■ **Exercise prompt**
The entries below contain a line with "Write the matplotlib code for this chart." and a line with "plt.rcParams['font.family'] = ['Noto". Retype exactly everything from the first down to the second, both included, and nothing else.

■ **Excerpted data**
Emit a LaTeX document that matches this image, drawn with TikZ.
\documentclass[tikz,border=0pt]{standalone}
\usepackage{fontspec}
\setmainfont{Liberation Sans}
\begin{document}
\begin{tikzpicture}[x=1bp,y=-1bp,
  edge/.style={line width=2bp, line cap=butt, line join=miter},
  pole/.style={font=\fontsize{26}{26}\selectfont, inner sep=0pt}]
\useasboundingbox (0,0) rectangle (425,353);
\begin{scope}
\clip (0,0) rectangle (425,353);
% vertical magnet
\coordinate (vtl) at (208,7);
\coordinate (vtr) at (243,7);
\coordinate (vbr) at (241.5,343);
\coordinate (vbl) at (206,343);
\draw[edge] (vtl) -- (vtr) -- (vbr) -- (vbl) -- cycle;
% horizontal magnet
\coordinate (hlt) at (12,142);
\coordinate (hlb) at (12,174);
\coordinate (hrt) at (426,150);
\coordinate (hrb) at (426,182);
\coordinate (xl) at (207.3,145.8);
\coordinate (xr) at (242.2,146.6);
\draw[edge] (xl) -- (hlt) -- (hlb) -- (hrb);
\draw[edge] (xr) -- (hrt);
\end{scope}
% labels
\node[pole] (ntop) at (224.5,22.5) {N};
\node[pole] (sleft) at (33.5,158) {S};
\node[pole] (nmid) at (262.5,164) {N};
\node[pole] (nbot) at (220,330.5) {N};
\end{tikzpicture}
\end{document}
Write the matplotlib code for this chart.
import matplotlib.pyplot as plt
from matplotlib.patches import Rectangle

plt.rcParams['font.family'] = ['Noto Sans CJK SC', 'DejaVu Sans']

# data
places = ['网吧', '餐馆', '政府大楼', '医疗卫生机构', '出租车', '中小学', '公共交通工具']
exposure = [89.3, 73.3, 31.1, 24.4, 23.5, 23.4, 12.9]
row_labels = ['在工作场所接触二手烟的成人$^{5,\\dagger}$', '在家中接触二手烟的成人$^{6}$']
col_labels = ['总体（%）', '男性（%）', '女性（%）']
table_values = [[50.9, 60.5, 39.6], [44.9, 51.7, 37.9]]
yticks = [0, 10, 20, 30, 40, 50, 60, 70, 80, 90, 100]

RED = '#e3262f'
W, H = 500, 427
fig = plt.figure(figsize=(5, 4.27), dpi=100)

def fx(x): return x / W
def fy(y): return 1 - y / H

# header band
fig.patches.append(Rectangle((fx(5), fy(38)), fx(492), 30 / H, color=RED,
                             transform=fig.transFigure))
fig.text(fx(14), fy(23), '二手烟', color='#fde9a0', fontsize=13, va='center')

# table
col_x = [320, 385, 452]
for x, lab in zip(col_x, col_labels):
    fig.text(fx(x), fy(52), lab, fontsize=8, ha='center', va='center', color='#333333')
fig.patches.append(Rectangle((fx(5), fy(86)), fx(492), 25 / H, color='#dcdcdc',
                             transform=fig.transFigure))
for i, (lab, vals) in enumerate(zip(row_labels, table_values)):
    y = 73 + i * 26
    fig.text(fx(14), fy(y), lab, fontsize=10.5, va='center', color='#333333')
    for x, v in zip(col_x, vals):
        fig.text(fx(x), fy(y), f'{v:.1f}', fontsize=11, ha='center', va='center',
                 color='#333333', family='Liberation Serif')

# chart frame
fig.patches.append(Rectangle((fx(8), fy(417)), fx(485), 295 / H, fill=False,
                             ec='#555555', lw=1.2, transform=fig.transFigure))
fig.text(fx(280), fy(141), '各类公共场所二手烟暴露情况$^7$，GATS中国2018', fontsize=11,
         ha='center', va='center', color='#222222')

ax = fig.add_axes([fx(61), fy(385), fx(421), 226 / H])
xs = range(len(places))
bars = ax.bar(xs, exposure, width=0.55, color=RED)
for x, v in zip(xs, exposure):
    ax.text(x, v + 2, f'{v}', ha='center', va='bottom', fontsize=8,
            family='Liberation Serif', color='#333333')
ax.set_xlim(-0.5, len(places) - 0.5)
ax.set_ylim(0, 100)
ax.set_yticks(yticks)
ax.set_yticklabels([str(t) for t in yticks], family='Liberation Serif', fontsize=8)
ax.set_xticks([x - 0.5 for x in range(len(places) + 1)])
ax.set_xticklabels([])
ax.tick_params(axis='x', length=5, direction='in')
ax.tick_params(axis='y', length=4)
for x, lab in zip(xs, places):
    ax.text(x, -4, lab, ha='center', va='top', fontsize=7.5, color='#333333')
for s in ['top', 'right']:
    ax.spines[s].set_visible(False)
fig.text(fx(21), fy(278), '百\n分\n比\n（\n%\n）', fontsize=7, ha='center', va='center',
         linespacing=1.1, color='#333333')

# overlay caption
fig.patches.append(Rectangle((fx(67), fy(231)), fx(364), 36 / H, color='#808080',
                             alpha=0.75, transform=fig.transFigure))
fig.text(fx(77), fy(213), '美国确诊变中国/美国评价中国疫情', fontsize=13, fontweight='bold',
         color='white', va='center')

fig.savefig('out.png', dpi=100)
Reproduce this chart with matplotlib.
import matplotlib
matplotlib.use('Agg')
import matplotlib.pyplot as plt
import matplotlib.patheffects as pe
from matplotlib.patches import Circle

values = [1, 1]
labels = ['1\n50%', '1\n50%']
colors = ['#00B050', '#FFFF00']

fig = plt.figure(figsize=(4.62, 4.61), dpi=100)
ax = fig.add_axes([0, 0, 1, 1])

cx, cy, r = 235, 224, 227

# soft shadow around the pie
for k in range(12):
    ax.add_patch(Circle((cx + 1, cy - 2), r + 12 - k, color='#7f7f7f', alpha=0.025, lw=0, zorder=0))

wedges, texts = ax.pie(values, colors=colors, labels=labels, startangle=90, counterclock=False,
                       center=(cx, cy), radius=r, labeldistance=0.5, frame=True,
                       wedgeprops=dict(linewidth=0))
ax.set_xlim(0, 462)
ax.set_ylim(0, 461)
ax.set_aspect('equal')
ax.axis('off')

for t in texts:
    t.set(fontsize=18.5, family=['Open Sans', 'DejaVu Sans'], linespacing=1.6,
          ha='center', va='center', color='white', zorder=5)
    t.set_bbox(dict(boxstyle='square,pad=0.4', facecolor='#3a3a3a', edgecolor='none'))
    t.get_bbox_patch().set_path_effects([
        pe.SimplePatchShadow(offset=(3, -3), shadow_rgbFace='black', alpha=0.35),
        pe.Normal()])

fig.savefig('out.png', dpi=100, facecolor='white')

■ **Final result**
Write the matplotlib code for this chart.
import matplotlib.pyplot as plt
from matplotlib.patches import Rectangle

plt.rcParams['font.family'] = ['Noto Sans CJK SC', 'DejaVu Sans']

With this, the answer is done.